* THE REQUEST:
Reproduce the data exactly and drop any pictures it holds.

* RECORDED DATA:

■ ■ ■ ■

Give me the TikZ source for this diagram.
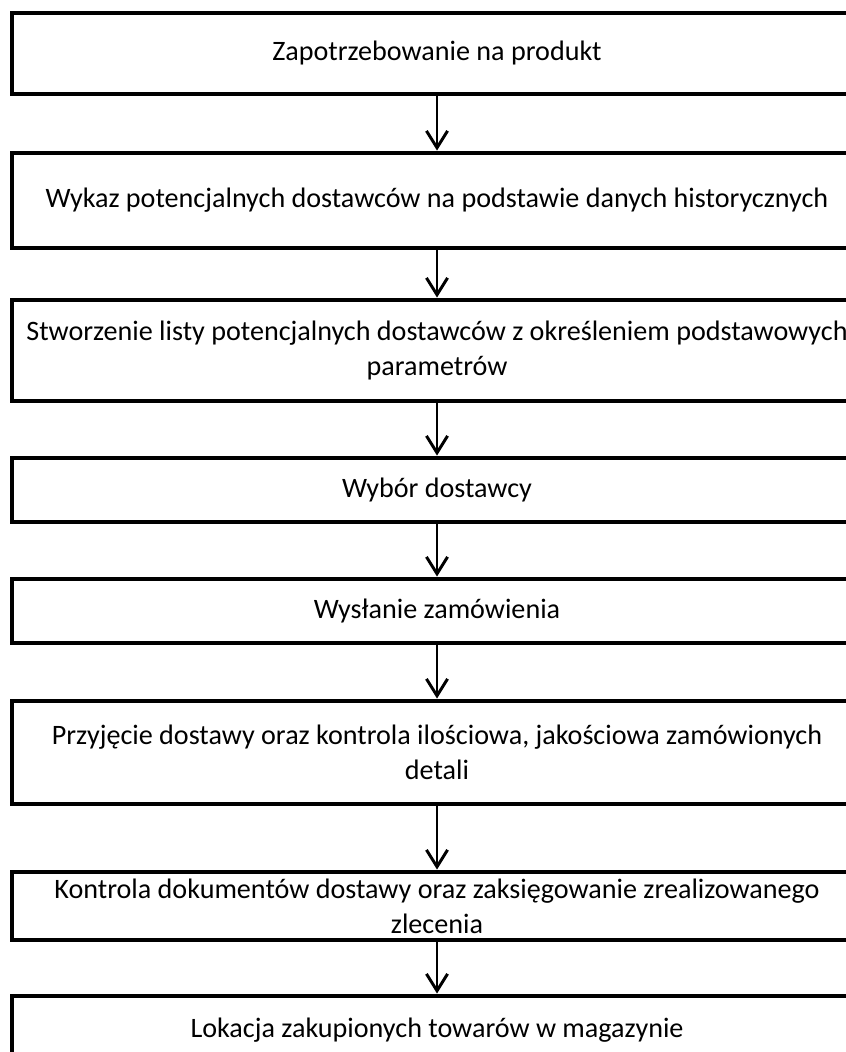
\documentclass[tikz,border=0pt]{standalone}
\usepackage{fontspec}
\setmainfont{Carlito}
\usetikzlibrary{arrows.meta}

\begin{document}
\begin{tikzpicture}[x=0.025cm, y=-0.025cm,
  stepbox/.style={draw, line width=3.5pt, rectangle, align=center,
    minimum width=850*0.025cm, inner sep=0pt,
    font=\fontsize{20}{25}\selectfont},
  flow/.style={line width=2.1pt, -{Straight Barb[length=12pt, width=15pt, line width=2.1pt]}}]
\useasboundingbox (0,0) rectangle (846,1052);
\clip (0,0) rectangle (846,1052);

\node[stepbox, minimum height=81*0.025cm]  (s1) at (437,53.5)  {Zapotrzebowanie na produkt};
\node[stepbox, minimum height=95*0.025cm]  (s2) at (437,200.5) {Wykaz potencjalnych dostawców na podstawie danych historycznych};
\node[stepbox, minimum height=101*0.025cm] (s3) at (437,350.5) {Stworzenie listy potencjalnych dostawców z określeniem podstawowych\\ parametrów};
\node[stepbox, minimum height=64*0.025cm]  (s4) at (437,490)   {Wybór dostawcy};
\node[stepbox, minimum height=64*0.025cm]  (s5) at (437,611)   {Wysłanie zamówienia};
\node[stepbox, minimum height=103*0.025cm] (s6) at (437,752.5) {Przyjęcie dostawy oraz kontrola ilościowa, jakościowa zamówionych\\ detali};
\node[stepbox, minimum height=68*0.025cm]  (s7) at (437,906)   {Kontrola dokumentów dostawy oraz zaksięgowanie zrealizowanego\\ zlecenia};
\node[stepbox, minimum height=68*0.025cm]  (s8) at (437,1030)  {Lokacja zakupionych towarów w magazynie};

% arrows between steps
\foreach \a/\b in {s1/s2, s2/s3, s3/s4, s4/s5, s5/s6, s6/s7, s7/s8}
  \draw[flow] (\a) -- (\b);
\end{tikzpicture}
\end{document}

■ ■ ■ ■

* OUTPUT:
Give me the TikZ source for this diagram.
\documentclass[tikz,border=0pt]{standalone}
\usepackage{fontspec}
\setmainfont{Carlito}
\usetikzlibrary{arrows.meta}

\begin{document}
\begin{tikzpicture}[x=0.025cm, y=-0.025cm,
  stepbox/.style={draw, line width=3.5pt, rectangle, align=center,
    minimum width=850*0.025cm, inner sep=0pt,
    font=\fontsize{20}{25}\selectfont},
  flow/.style={line width=2.1pt, -{Straight Barb[length=12pt, width=15pt, line width=2.1pt]}}]
\useasboundingbox (0,0) rectangle (846,1052);
\clip (0,0) rectangle (846,1052);

\node[stepbox, minimum height=81*0.025cm]  (s1) at (437,53.5)  {Zapotrzebowanie na produkt};
\node[stepbox, minimum height=95*0.025cm]  (s2) at (437,200.5) {Wykaz potencjalnych dostawców na podstawie danych historycznych};
\node[stepbox, minimum height=101*0.025cm] (s3) at (437,350.5) {Stworzenie listy potencjalnych dostawców z określeniem podstawowych\\ parametrów};
\node[stepbox, minimum height=64*0.025cm]  (s4) at (437,490)   {Wybór dostawcy};
\node[stepbox, minimum height=64*0.025cm]  (s5) at (437,611)   {Wysłanie zamówienia};
\node[stepbox, minimum height=103*0.025cm] (s6) at (437,752.5) {Przyjęcie dostawy oraz kontrola ilościowa, jakościowa zamówionych\\ detali};
\node[stepbox, minimum height=68*0.025cm]  (s7) at (437,906)   {Kontrola dokumentów dostawy oraz zaksięgowanie zrealizowanego\\ zlecenia};
\node[stepbox, minimum height=68*0.025cm]  (s8) at (437,1030)  {Lokacja zakupionych towarów w magazynie};

% arrows between steps
\foreach \a/\b in {s1/s2, s2/s3, s3/s4, s4/s5, s5/s6, s6/s7, s7/s8}
  \draw[flow] (\a) -- (\b);
\end{tikzpicture}
\end{document}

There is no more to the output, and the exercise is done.